Vegan red beans and rice, made in just 25 minutes, using simple ingredients. This plant-based version is healthier, so nutritious and extremely delicious.
Cook the rice according to package directions. Set aside.
Heat some oil in a large pot, add the veggies (garlic, onion and green bell pepper) and cook over medium-high heat for about 5 minutes or until golden brown.
Add the spices and herbs (thyme, paprika, pepper, salt, cayenne and bay leaf).
Finally, add the beans and vegetable stock or water, stir and cook over medium-high heat for about 10 minutes. To make the stew thicker, I usually mash some beans using an , but feel free to use a fork or a potato masher or just omit this step.

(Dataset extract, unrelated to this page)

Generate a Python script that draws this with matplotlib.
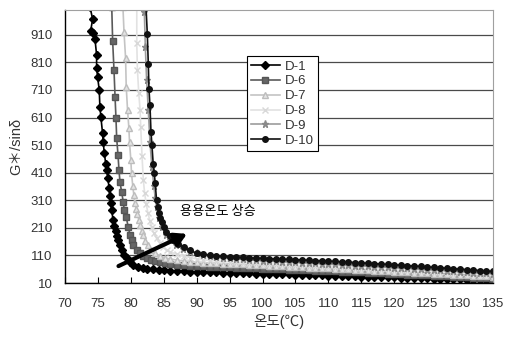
import matplotlib
matplotlib.use('Agg')
import matplotlib.pyplot as plt
import numpy as np

plt.rcParams['font.family'] = ['Liberation Sans', 'Noto Sans CJK KR', 'DejaVu Sans']

# ---- data (temperature in C, G*/sin(delta)) ----
labels = ['D-1', 'D-6', 'D-7', 'D-8', 'D-9', 'D-10']

D1_T_steep = [73.8, 74.2, 73.9, 74.3, 74.55, 74.8, 74.8, 74.95, 75.2, 75.3, 75.45, 75.7,
              75.8, 75.97, 76.2, 76.35, 76.5, 76.7, 76.8, 76.95, 77.1, 77.3, 77.5, 77.75,
              77.9, 78.1, 78.35, 78.6, 79.0, 79.4, 79.9, 80.4, 81.1, 81.8, 82.5, 83.3, 84.2, 85.0]
D1_G_steep = [1010, 967, 925, 918, 895, 837, 790, 757, 710, 648, 612, 554,
              521, 481, 440, 420, 390, 355, 325, 300, 274, 237, 218, 200,
              182, 165, 146, 128, 112, 99, 85, 75, 68, 63, 61, 59, 57, 55.5]
D1_tail_start = 86
D1_G_tail = [54.5, 53.5, 52.5, 51.5, 50.5, 49.8, 49, 48.3, 47.6, 47, 46.3, 45.6, 45, 44.3,
             43.6, 43, 42.3, 41.6, 41, 40.3, 39.6, 39, 38.3, 37.6, 37, 36.3, 35.6, 34.9,
             34.2, 33.5, 32.8, 32.1, 31.4, 30.7, 30, 29.3, 28.6, 27.9, 27.2, 26.5, 25.8,
             25.1, 24.4, 23.7, 23, 22.2, 21.4, 20.6, 19.8, 19]

D6_T_steep = [77.1, 77.24, 77.44, 77.6, 77.74, 77.85, 78.05, 78.2, 78.35, 78.6, 78.85, 79.0,
              79.3, 79.6, 79.9, 80.1, 80.4, 80.9, 81.4, 81.9, 82.4, 83.0, 83.7, 84.4, 85.2]
D6_G_steep = [1010, 886, 783, 686, 608, 535, 474, 419, 376, 340, 304, 274,
              249, 213, 183, 165, 146, 131, 118, 109, 102, 95, 89, 85, 81]
D6_tail_start = 86
D6_G_tail = [79, 77, 75, 73, 71.5, 70.5, 69.5, 68.6, 67.7, 66.8, 66, 65.1, 64.2, 63.3, 62.4,
             61.5, 60.6, 59.7, 58.8, 57.9, 57, 56.1, 55.2, 54.3, 53.4, 52.4, 51.4, 50.4, 49.4,
             48.4, 47.3, 46.2, 45.1, 44, 42.9, 41.8, 40.7, 39.6, 38.5, 37.4, 36.2, 35, 33.8,
             32.6, 31.4, 30.2, 29, 27.8, 26.6, 25.4]

D7_T_steep = [78.8, 78.96, 79.2, 79.3, 79.5, 79.7, 79.8, 80.0, 80.1, 80.3, 80.45, 80.6,
              80.8, 81.0, 81.2, 81.4, 81.65, 81.9, 82.2, 82.6, 83.1, 83.7, 84.4, 85.2]
D7_G_steep = [1010, 921, 826, 721, 637, 572, 521, 455, 408, 360, 330, 300,
              280, 260, 240, 222, 200, 183, 163, 146, 130, 118, 108, 101]
D7_tail_start = 86
D7_G_tail = [97, 93, 90, 87.5, 85.5, 84, 82.8, 81.6, 80.4, 79.3, 78.2, 77.1, 76, 74.9, 73.8,
             72.7, 71.6, 70.5, 69.4, 68.3, 67.2, 66.1, 65, 63.9, 62.8, 61.7, 60.6, 59.5, 58.4,
             57.3, 56.1, 54.9, 53.7, 52.5, 51.3, 50.1, 48.9, 47.7, 46.5, 45.3, 44, 42.7, 41.4,
             40.1, 38.8, 37.5, 36.2, 34.9, 33.6, 32.3]

D8_T_steep = [80.9, 80.9, 81.0, 81.2, 81.4, 81.5, 81.7, 81.9, 82.1, 82.35, 82.6, 82.9,
              83.2, 83.5, 83.9, 84.4, 84.9, 85.5]
D8_G_steep = [1010, 880, 783, 700, 637, 575, 470, 382, 335, 295, 263, 235,
              213, 190, 172, 154, 140, 128]
D8_tail_start = 86
D8_G_tail = [122, 115, 108, 102, 97, 94, 91.6, 89.7, 88, 86.5, 85.1, 83.8, 82.6, 81.5, 80.4,
             79.3, 78.2, 77.1, 76, 74.9, 73.8, 72.7, 71.6, 70.5, 69.4, 68.3, 67.2, 66.1, 65,
             63.9, 62.7, 61.5, 60.3, 59.1, 57.9, 56.7, 55.5, 54.3, 53.1, 51.9, 50.5, 49.1,
             47.7, 46.3, 44.9, 43.5, 42.1, 40.7, 39.3, 37.9]

D9_T_steep = [81.8, 82.05, 82.2, 82.4, 82.65, 82.9, 83.2, 83.5, 83.7, 83.9, 84.3, 84.7,
              85.3, 85.9, 86.9, 87.9, 89.0]
D9_G_steep = [1010, 994, 866, 746, 636, 523, 431, 360, 320, 286, 245, 213,
              185, 165, 148, 135, 124]
D9_tail_start = 90
D9_G_tail = [117, 112, 108, 105, 102, 99.6, 97.5, 95.6, 93.8, 92.1, 90.6, 89.4, 88.2, 87,
             85.8, 84.6, 83.4, 82.2, 81, 79.8, 78.6, 77.3, 76, 74.7, 73.4, 72.1, 70.8, 69.5,
             68.2, 66.9, 65.5, 64.1, 62.7, 61.3, 59.9, 58.5, 57, 55.5, 54, 52.5, 51, 49.5,
             48, 46.5, 45, 43.5]

D10_T_steep = [82.3, 82.5, 82.65, 82.75, 82.9, 83.06, 83.2, 83.4, 83.55, 83.7, 83.9, 84.1,
               84.3, 84.5, 84.7, 85.0, 85.4, 85.9, 86.4, 87.2, 88.0, 89.0]
D10_G_steep = [1010, 913, 804, 714, 655, 557, 510, 440, 410, 372, 310, 285,
               263, 245, 231, 212, 195, 180, 165, 152, 140, 128]
D10_tail_start = 90
D10_G_tail = [118, 114, 111, 108.5, 106.5, 105, 103.8, 102.6, 101.5, 100.4, 99.4, 98.4,
              97.4, 96.4, 95.4, 94.4, 93.4, 92.4, 91.4, 90.4, 89.3, 88.1, 86.9, 85.6, 84.3,
              83, 81.6, 80.2, 78.8, 77.4, 76, 74.5, 73, 71.5, 70, 68.4, 66.8, 65.2, 63.6, 62,
              60.3, 58.6, 56.9, 55.2, 53.5, 51.8]

xticks = list(range(70, 136, 5))
yticks = list(range(10, 1000, 100))


def series(t_steep, g_steep, start, g_tail):
    t = list(t_steep) + list(range(start, start + len(g_tail)))
    g = list(g_steep) + list(g_tail)
    return t, g


allSeries = [
    series(D1_T_steep, D1_G_steep, D1_tail_start, D1_G_tail),
    series(D6_T_steep, D6_G_steep, D6_tail_start, D6_G_tail),
    series(D7_T_steep, D7_G_steep, D7_tail_start, D7_G_tail),
    series(D8_T_steep, D8_G_steep, D8_tail_start, D8_G_tail),
    series(D9_T_steep, D9_G_steep, D9_tail_start, D9_G_tail),
    series(D10_T_steep, D10_G_steep, D10_tail_start, D10_G_tail),
]

styles = [
    dict(color='black', marker='D', ms=3.6, mfc='black', mec='black'),
    dict(color='#5a5a5a', marker='s', ms=4.0, mfc='#666666', mec='#555555'),
    dict(color='#c4c4c4', marker='^', ms=4.6, mfc='#e4e4e4', mec='#bdbdbd'),
    dict(color='#e2e2e2', marker='x', ms=4.0, mfc='#dcdcdc', mec='#d8d8d8', mew=1.0),
    dict(color='#9c9c9c', marker='*', ms=5.2, mfc='#8a8a8a', mec='#8a8a8a'),
    dict(color='#111111', marker='o', ms=4.0, mfc='#111111', mec='#111111'),
]

fig = plt.figure(figsize=(5.05, 3.37), dpi=100)
ax = fig.add_axes([65/505, 1-283/337, 428/505, 273/337])

for (t, g), lab, st in zip(allSeries, labels, styles):
    ax.plot(t, g, '-', lw=1.2, label=lab, **st)

ax.set_xlim(70, 135)
ax.set_ylim(10, 1000)
ax.set_xticks(xticks)
ax.set_yticks(yticks)
ax.yaxis.grid(True, color='#4a4a4a', lw=0.9)
ax.set_axisbelow(True)

ax.tick_params(axis='x', direction='in', length=4, width=0.8, labelsize=9.5,
               labelcolor='#333333', pad=11)
ax.tick_params(axis='y', length=0, labelsize=9.5, labelcolor='#333333', pad=9)
for s in ['top', 'right']:
    ax.spines[s].set_color('#a0a0a0')
for s in ['left', 'bottom']:
    ax.spines[s].set_color('black')
    ax.spines[s].set_linewidth(1.0)

ax.set_xlabel('온도(℃)', fontsize=10.5, color='#333333', labelpad=3)
ax.set_ylabel('G＊/sinδ', fontsize=10.5, color='#333333', labelpad=5)

leg = ax.legend(loc='upper left', bbox_to_anchor=(0.425, 0.83), fontsize=9.5,
                frameon=True, fancybox=False, edgecolor='black', framealpha=1,
                handlelength=2.2, labelspacing=0.2, borderpad=0.3,
                handletextpad=0.4, borderaxespad=0)
leg.get_frame().set_linewidth(0.8)
for txt in leg.get_texts():
    txt.set_color('#333333')

ax.annotate('', xy=(0.285, 0.18), xytext=(0.125, 0.062), xycoords='axes fraction',
            arrowprops=dict(arrowstyle='-|>,head_length=0.7,head_width=0.4',
                            lw=3.0, color='black', shrinkA=0, shrinkB=0))
ax.text(0.268, 0.262, '용용온도 상승', transform=ax.transAxes, fontsize=9.5,
        va='center', ha='left', color='black', family='Noto Sans CJK KR')

plt.savefig('out.png', dpi=100)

Serve the beans with the rice immediately. We added some chopped fresh parsley on top, but it's up to you. Feel free to add some hot sauce as well.
Keep leftovers in a sealed container for 4-5 days in the fridge.
Notes
This recipe is usually made with celery, but I'm not a huge celery fan, so I prefer my red beans and rice this way. Feel free to add 1-2 celery sticks if you like it.
The classic red beans and rice recipe is made with meat. Feel free to use vegan sausages or any other meat alternative if you want.
Nutritional info is not accurate. The amount of sodium is lower if you drain and rinse well the beans.